Barratt has a wide range of recent credits that include Jess Glynne, Craig David, Rag ‘n’ Bone man, Paloma Faith, Sam Smith, and Jvck James.
"What you want in the analogue world is as much colour and as much depth as possible,” said Barratt. “The desk gives plenty of that, but its routing adds a lot too. At a basic level the AWS is a 24-channel summing box with great EQs on every channel, but things like the EFX function makes the difference with the parallel outboard compression." The AWS EFX System makes use of any unused aux sends to control the level of feeds to the track busses or direct outputs.
Barratt most often uses eight stereo pairs from his Pro Tools rig, leaving another four for analogue returns: "I use the group outputs from the desk to feed four different outboard compressors, " he explained. "Those are returned to the other eight input channels on the desk for lots of parallel compression options. That way I can EQ the compressor returns in the desk and feed them into the mix in different ways.”

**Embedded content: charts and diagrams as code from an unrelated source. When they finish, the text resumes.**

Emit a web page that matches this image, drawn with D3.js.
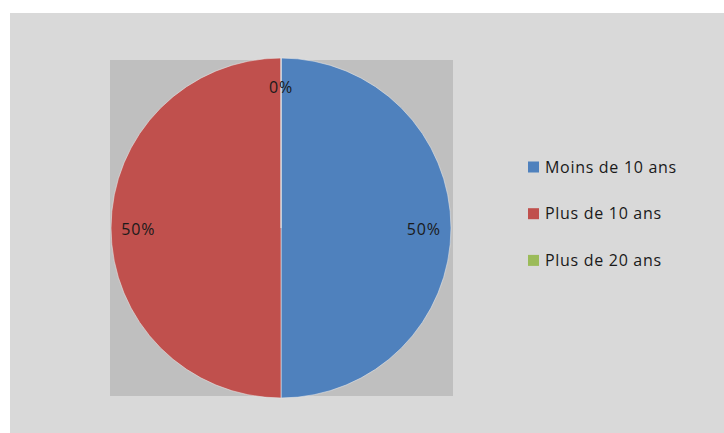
<!DOCTYPE html>
<html>
<head>
<meta charset="utf-8">
<script src="https://cdn.jsdelivr.net/npm/d3@7"></script>
<style>
html,body{margin:0;padding:0;background:#fff;}
svg{display:block;}
text{font-family:"Open Sans",Lato,sans-serif;}
</style>
</head>
<body>
<svg id="chart" width="724" height="433"></svg>
<script>
const categories = ["Moins de 10 ans", "Plus de 10 ans", "Plus de 20 ans"];
const values = [50, 50, 0];
const colors = ["#4f81bd", "#c0504d", "#9bbb59"];

const svg = d3.select("#chart");
svg.append("rect").attr("x", 10).attr("y", 13).attr("width", 714).attr("height", 420).attr("fill", "#d9d9d9");
svg.append("rect").attr("x", 110).attr("y", 60).attr("width", 343).attr("height", 336).attr("fill", "#bfbfbf");

const cx = 281, cy = 228, r = 170;
const total = d3.sum(values);
const pie = d3.pie().sort(null).value(d => d)(values);
const arc = d3.arc().innerRadius(0).outerRadius(r);
const labelArc = d3.arc().innerRadius(r * 0.84).outerRadius(r * 0.84);

const g = svg.append("g").attr("transform", `translate(${cx},${cy})`);
g.selectAll("path").data(pie).join("path")
  .attr("d", arc)
  .attr("fill", (d, i) => colors[i])
  .attr("stroke", "#e6e6e6")
  .attr("stroke-width", 0.6);

g.selectAll("text").data(pie).join("text")
  .attr("transform", d => { const c = labelArc.centroid(d); return `translate(${c[0]},${c[1] + (d.value === 0 ? 2 : 1)})`; })
  .attr("text-anchor", "middle")
  .attr("dy", "0.35em")
  .attr("font-size", 16)
  .attr("letter-spacing", 0.8)
  .attr("fill", "#1a1a1a")
  .text(d => Math.round(d.value / total * 100) + "%");

const legend = svg.append("g");
const items = legend.selectAll("g").data(categories).join("g")
  .attr("transform", (d, i) => `translate(528,${161.5 + i * 46.7})`);
items.append("rect").attr("width", 11).attr("height", 11).attr("fill", (d, i) => colors[i]);
items.append("text").attr("x", 17).attr("y", 5.5).attr("dy", "0.36em")
  .attr("font-size", 16).attr("letter-spacing", 0.7).attr("fill", "#1a1a1a").text(d => d);
</script>
</body>
</html>
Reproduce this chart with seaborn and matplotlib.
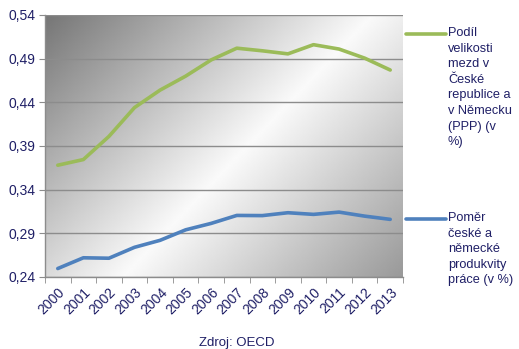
import matplotlib
matplotlib.use("Agg")
import matplotlib.pyplot as plt
import numpy as np
import pandas as pd
import seaborn as sns
from matplotlib.lines import Line2D
from matplotlib.ticker import FuncFormatter

years = [str(y) for y in range(2000, 2014)]
wage_share = [0.368, 0.3745, 0.401, 0.434, 0.454, 0.470, 0.4886, 0.502,
              0.499, 0.4955, 0.506, 0.501, 0.4906, 0.477]
productivity = [0.2497, 0.262, 0.2615, 0.274, 0.282, 0.294, 0.3014, 0.3105,
                0.3103, 0.3136, 0.3117, 0.3143, 0.3097, 0.306]
label_wage = "Podíl\nvelikosti\nmezd v\nČeské\nrepublice a\nv Německu\n(PPP) (v\n%)"
label_prod = "Poměr\nčeské a\nněmecké\nprodukvity\npráce (v %)"
y_ticks = [0.24, 0.29, 0.34, 0.39, 0.44, 0.49, 0.54]

green = "#9bbb59"
blue = "#4f81bd"
navy = "#1f1f66"

sns.set_style("white")
plt.rcParams["font.family"] = ["Liberation Sans", "DejaVu Sans"]

df = pd.DataFrame({"pos": range(len(years)), "wage": wage_share, "prod": productivity})

fig = plt.figure(figsize=(5.19, 3.49), dpi=100)
ax = fig.add_axes([45 / 519, 1 - 277 / 349, 358 / 519, 262 / 349])

# diagonal grey gradient background
u, v = np.meshgrid(np.linspace(0, 1, 300), np.linspace(1, 0, 300))
s = (u + 0.7 * (1 - v)) / 1.7
grad = np.interp(s, [0, 0.54, 1], [0.46, 0.98, 0.6])
ax.imshow(grad, cmap="gray", vmin=0, vmax=1, extent=[0, 1, 0, 1],
          transform=ax.transAxes, aspect="auto", zorder=0)

sns.lineplot(data=df, x="pos", y="wage", color=green, linewidth=2.6, ax=ax, zorder=3)
sns.lineplot(data=df, x="pos", y="prod", color=blue, linewidth=2.6, ax=ax, zorder=3)

ax.set_xlim(-0.5, len(years) - 0.5)
ax.set_ylim(0.24, 0.54)
ax.set_yticks(y_ticks)
ax.yaxis.set_major_formatter(FuncFormatter(lambda x, p: f"{x:.2f}".replace(".", ",")))
ax.set_xticks(range(len(years)))
ax.set_xticklabels(years, rotation=45, ha="right", rotation_mode="anchor")
ax.set_xticks(np.arange(-0.5, len(years)), minor=True)
ax.tick_params(axis="x", which="major", length=0, pad=6, labelsize=10, labelcolor=navy)
ax.tick_params(axis="x", which="minor", length=4, color="#8c8c8c", direction="out", bottom=True)
ax.tick_params(axis="y", length=4, color="#8c8c8c", direction="out", left=True,
               labelsize=10, labelcolor=navy, pad=3)
ax.set_xlabel("")
ax.set_ylabel("")
ax.grid(axis="y", color="#8c8c8c", linewidth=1)
ax.set_axisbelow(False)
for side in ["top", "right"]:
    ax.spines[side].set_visible(False)
for side in ["left", "bottom"]:
    ax.spines[side].set_color("#8c8c8c")
    ax.spines[side].set_linewidth(1)
for gl in ax.get_ygridlines():
    gl.set_zorder(1)

# legend drawn beside the plot
def px(x, y):
    return x / 519, 1 - y / 349

for color, ly, ty, text in [(green, 34, 27, label_wage), (blue, 219, 212, label_prod)]:
    x0, y0 = px(406, ly)
    x1, _ = px(446, ly)
    fig.add_artist(Line2D([x0, x1], [y0, y0], color=color, linewidth=2.6,
                          transform=fig.transFigure))
    tx, tyf = px(448, ty)
    fig.text(tx, tyf, text, fontsize=9.2, color=navy, va="top", ha="left", linespacing=1.4)

fig.text(237 / 519, 1 - 343 / 349, "Zdroj: OECD", fontsize=9.5, color=navy,
         ha="center", va="center")

fig.savefig("out.png", dpi=100)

A recent development in Barratt’s workflow is to use the AWS 924’s independent Mix and Rec busses to bring some additional overall balance control. The bass and drums are routed to the Rec Bus, while everything else goes to the Mix Bus, and those are then summed. "I’m always very careful about the bottom end of the mix and the ‘pressure’ of the drums being right," he notes. "Having those on their own fader, to then feed into the intimacy of the music and effects gives me a lot more control. That’s something I started playing around with very recently."
Barratt’s basic set-up uses a patchbay with 24 Pro Tools outputs normalled to the 24 inputs on the AWS, and the direct outputs returned to the DAW. The main stereo bus from the AWS is also returned to the DAW, and there is another set of DAW outputs connected to the console’s monitor inputs. Those are used for reference channels such as demo mixes, benchmark tracks, in-the-box dynamics checks, and so on.
"I even prefer the sound to ‘classic’ older consoles,” Barratt concluded. “When I spread all the stems out on the AWS the tracks still sound fat and warm – when I do that on older consoles I have to work the warmth back into it."